#### WRITTEN PROBLEM
Transcribe the material word for word, but without the images.

#### SUPPLIED INFORMATION
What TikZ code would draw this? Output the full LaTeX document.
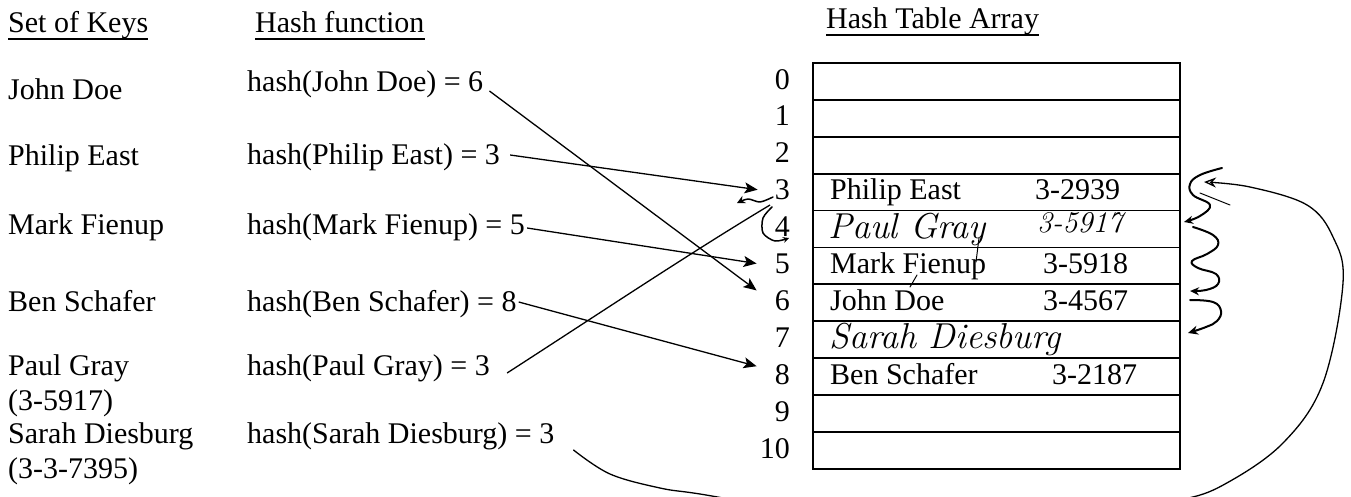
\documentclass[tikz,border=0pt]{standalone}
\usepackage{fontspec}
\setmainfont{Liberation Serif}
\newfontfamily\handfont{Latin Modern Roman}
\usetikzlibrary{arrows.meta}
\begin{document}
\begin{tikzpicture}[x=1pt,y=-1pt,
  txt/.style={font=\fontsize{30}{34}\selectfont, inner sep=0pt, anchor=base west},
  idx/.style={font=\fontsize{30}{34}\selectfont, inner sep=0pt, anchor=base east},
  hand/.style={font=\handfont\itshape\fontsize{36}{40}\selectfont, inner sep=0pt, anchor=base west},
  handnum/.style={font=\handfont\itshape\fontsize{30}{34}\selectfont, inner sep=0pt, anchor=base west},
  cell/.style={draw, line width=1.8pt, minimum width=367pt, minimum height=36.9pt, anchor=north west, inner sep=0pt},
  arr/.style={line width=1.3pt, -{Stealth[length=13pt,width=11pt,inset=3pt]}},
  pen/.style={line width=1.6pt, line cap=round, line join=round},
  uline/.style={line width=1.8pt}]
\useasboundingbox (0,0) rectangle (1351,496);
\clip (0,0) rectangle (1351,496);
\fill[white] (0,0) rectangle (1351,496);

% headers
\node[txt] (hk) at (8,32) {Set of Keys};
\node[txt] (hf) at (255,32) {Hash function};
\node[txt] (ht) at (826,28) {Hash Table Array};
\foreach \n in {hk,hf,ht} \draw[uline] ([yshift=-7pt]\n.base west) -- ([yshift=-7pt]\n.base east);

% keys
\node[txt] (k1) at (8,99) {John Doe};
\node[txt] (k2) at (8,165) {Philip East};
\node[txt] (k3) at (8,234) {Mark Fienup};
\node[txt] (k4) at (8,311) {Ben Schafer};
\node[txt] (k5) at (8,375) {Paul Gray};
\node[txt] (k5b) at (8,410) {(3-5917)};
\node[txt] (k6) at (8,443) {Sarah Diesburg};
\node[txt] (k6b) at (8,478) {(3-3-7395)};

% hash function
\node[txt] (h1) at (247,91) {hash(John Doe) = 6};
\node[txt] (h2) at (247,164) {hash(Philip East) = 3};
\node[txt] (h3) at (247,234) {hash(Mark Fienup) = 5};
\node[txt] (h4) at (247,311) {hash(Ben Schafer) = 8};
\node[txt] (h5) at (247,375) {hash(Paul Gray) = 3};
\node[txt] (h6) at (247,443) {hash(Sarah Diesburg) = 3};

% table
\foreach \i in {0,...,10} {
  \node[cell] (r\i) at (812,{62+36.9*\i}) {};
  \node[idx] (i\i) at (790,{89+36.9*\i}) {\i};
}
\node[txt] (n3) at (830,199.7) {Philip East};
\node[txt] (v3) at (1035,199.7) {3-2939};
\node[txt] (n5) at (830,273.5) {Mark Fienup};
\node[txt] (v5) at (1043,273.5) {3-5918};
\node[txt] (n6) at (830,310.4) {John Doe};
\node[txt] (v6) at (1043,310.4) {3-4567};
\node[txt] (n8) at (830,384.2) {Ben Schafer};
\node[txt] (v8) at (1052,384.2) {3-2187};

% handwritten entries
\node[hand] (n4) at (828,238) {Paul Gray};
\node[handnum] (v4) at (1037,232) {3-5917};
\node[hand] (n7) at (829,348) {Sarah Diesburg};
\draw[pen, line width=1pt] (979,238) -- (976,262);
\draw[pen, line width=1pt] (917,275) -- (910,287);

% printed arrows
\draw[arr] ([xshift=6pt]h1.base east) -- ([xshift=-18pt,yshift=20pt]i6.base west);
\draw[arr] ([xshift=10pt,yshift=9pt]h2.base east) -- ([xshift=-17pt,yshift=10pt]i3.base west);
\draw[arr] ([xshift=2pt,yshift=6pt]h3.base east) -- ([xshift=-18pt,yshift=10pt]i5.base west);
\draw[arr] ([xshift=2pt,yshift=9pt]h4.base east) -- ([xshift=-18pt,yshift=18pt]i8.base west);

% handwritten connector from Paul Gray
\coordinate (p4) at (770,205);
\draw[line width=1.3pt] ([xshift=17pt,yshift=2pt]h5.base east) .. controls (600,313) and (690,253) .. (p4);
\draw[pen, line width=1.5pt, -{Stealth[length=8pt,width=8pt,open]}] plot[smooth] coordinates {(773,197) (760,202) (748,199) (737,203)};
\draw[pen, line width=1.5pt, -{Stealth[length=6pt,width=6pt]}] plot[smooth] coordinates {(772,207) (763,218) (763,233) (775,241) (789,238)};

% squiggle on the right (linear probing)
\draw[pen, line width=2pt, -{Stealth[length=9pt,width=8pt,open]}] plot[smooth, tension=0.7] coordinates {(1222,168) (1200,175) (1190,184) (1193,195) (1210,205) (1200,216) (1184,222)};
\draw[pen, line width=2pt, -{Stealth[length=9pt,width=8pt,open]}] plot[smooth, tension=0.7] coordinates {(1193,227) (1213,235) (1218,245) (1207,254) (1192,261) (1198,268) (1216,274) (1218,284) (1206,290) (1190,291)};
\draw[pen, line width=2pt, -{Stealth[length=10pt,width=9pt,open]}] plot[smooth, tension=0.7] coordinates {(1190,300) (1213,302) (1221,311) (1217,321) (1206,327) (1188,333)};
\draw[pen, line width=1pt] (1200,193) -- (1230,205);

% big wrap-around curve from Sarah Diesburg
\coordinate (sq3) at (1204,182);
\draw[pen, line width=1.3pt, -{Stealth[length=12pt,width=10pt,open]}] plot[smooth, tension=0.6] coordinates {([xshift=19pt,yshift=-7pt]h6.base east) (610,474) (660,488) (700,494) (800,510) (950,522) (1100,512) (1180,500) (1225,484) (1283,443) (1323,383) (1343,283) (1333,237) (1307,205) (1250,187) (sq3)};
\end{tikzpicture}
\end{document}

#### ANSWER TO THE TASK
What TikZ code would draw this? Output the full LaTeX document.
\documentclass[tikz,border=0pt]{standalone}
\usepackage{fontspec}
\setmainfont{Liberation Serif}
\newfontfamily\handfont{Latin Modern Roman}
\usetikzlibrary{arrows.meta}
\begin{document}
\begin{tikzpicture}[x=1pt,y=-1pt,
  txt/.style={font=\fontsize{30}{34}\selectfont, inner sep=0pt, anchor=base west},
  idx/.style={font=\fontsize{30}{34}\selectfont, inner sep=0pt, anchor=base east},
  hand/.style={font=\handfont\itshape\fontsize{36}{40}\selectfont, inner sep=0pt, anchor=base west},
  handnum/.style={font=\handfont\itshape\fontsize{30}{34}\selectfont, inner sep=0pt, anchor=base west},
  cell/.style={draw, line width=1.8pt, minimum width=367pt, minimum height=36.9pt, anchor=north west, inner sep=0pt},
  arr/.style={line width=1.3pt, -{Stealth[length=13pt,width=11pt,inset=3pt]}},
  pen/.style={line width=1.6pt, line cap=round, line join=round},
  uline/.style={line width=1.8pt}]
\useasboundingbox (0,0) rectangle (1351,496);
\clip (0,0) rectangle (1351,496);
\fill[white] (0,0) rectangle (1351,496);

% headers
\node[txt] (hk) at (8,32) {Set of Keys};
\node[txt] (hf) at (255,32) {Hash function};
\node[txt] (ht) at (826,28) {Hash Table Array};
\foreach \n in {hk,hf,ht} \draw[uline] ([yshift=-7pt]\n.base west) -- ([yshift=-7pt]\n.base east);

% keys
\node[txt] (k1) at (8,99) {John Doe};
\node[txt] (k2) at (8,165) {Philip East};
\node[txt] (k3) at (8,234) {Mark Fienup};
\node[txt] (k4) at (8,311) {Ben Schafer};
\node[txt] (k5) at (8,375) {Paul Gray};
\node[txt] (k5b) at (8,410) {(3-5917)};
\node[txt] (k6) at (8,443) {Sarah Diesburg};
\node[txt] (k6b) at (8,478) {(3-3-7395)};

% hash function
\node[txt] (h1) at (247,91) {hash(John Doe) = 6};
\node[txt] (h2) at (247,164) {hash(Philip East) = 3};
\node[txt] (h3) at (247,234) {hash(Mark Fienup) = 5};
\node[txt] (h4) at (247,311) {hash(Ben Schafer) = 8};
\node[txt] (h5) at (247,375) {hash(Paul Gray) = 3};
\node[txt] (h6) at (247,443) {hash(Sarah Diesburg) = 3};

% table
\foreach \i in {0,...,10} {
  \node[cell] (r\i) at (812,{62+36.9*\i}) {};
  \node[idx] (i\i) at (790,{89+36.9*\i}) {\i};
}
\node[txt] (n3) at (830,199.7) {Philip East};
\node[txt] (v3) at (1035,199.7) {3-2939};
\node[txt] (n5) at (830,273.5) {Mark Fienup};
\node[txt] (v5) at (1043,273.5) {3-5918};
\node[txt] (n6) at (830,310.4) {John Doe};
\node[txt] (v6) at (1043,310.4) {3-4567};
\node[txt] (n8) at (830,384.2) {Ben Schafer};
\node[txt] (v8) at (1052,384.2) {3-2187};

% handwritten entries
\node[hand] (n4) at (828,238) {Paul Gray};
\node[handnum] (v4) at (1037,232) {3-5917};
\node[hand] (n7) at (829,348) {Sarah Diesburg};
\draw[pen, line width=1pt] (979,238) -- (976,262);
\draw[pen, line width=1pt] (917,275) -- (910,287);

% printed arrows
\draw[arr] ([xshift=6pt]h1.base east) -- ([xshift=-18pt,yshift=20pt]i6.base west);
\draw[arr] ([xshift=10pt,yshift=9pt]h2.base east) -- ([xshift=-17pt,yshift=10pt]i3.base west);
\draw[arr] ([xshift=2pt,yshift=6pt]h3.base east) -- ([xshift=-18pt,yshift=10pt]i5.base west);
\draw[arr] ([xshift=2pt,yshift=9pt]h4.base east) -- ([xshift=-18pt,yshift=18pt]i8.base west);

% handwritten connector from Paul Gray
\coordinate (p4) at (770,205);
\draw[line width=1.3pt] ([xshift=17pt,yshift=2pt]h5.base east) .. controls (600,313) and (690,253) .. (p4);
\draw[pen, line width=1.5pt, -{Stealth[length=8pt,width=8pt,open]}] plot[smooth] coordinates {(773,197) (760,202) (748,199) (737,203)};
\draw[pen, line width=1.5pt, -{Stealth[length=6pt,width=6pt]}] plot[smooth] coordinates {(772,207) (763,218) (763,233) (775,241) (789,238)};

% squiggle on the right (linear probing)
\draw[pen, line width=2pt, -{Stealth[length=9pt,width=8pt,open]}] plot[smooth, tension=0.7] coordinates {(1222,168) (1200,175) (1190,184) (1193,195) (1210,205) (1200,216) (1184,222)};
\draw[pen, line width=2pt, -{Stealth[length=9pt,width=8pt,open]}] plot[smooth, tension=0.7] coordinates {(1193,227) (1213,235) (1218,245) (1207,254) (1192,261) (1198,268) (1216,274) (1218,284) (1206,290) (1190,291)};
\draw[pen, line width=2pt, -{Stealth[length=10pt,width=9pt,open]}] plot[smooth, tension=0.7] coordinates {(1190,300) (1213,302) (1221,311) (1217,321) (1206,327) (1188,333)};
\draw[pen, line width=1pt] (1200,193) -- (1230,205);

% big wrap-around curve from Sarah Diesburg
\coordinate (sq3) at (1204,182);
\draw[pen, line width=1.3pt, -{Stealth[length=12pt,width=10pt,open]}] plot[smooth, tension=0.6] coordinates {([xshift=19pt,yshift=-7pt]h6.base east) (610,474) (660,488) (700,494) (800,510) (950,522) (1100,512) (1180,500) (1225,484) (1283,443) (1323,383) (1343,283) (1333,237) (1307,205) (1250,187) (sq3)};
\end{tikzpicture}
\end{document}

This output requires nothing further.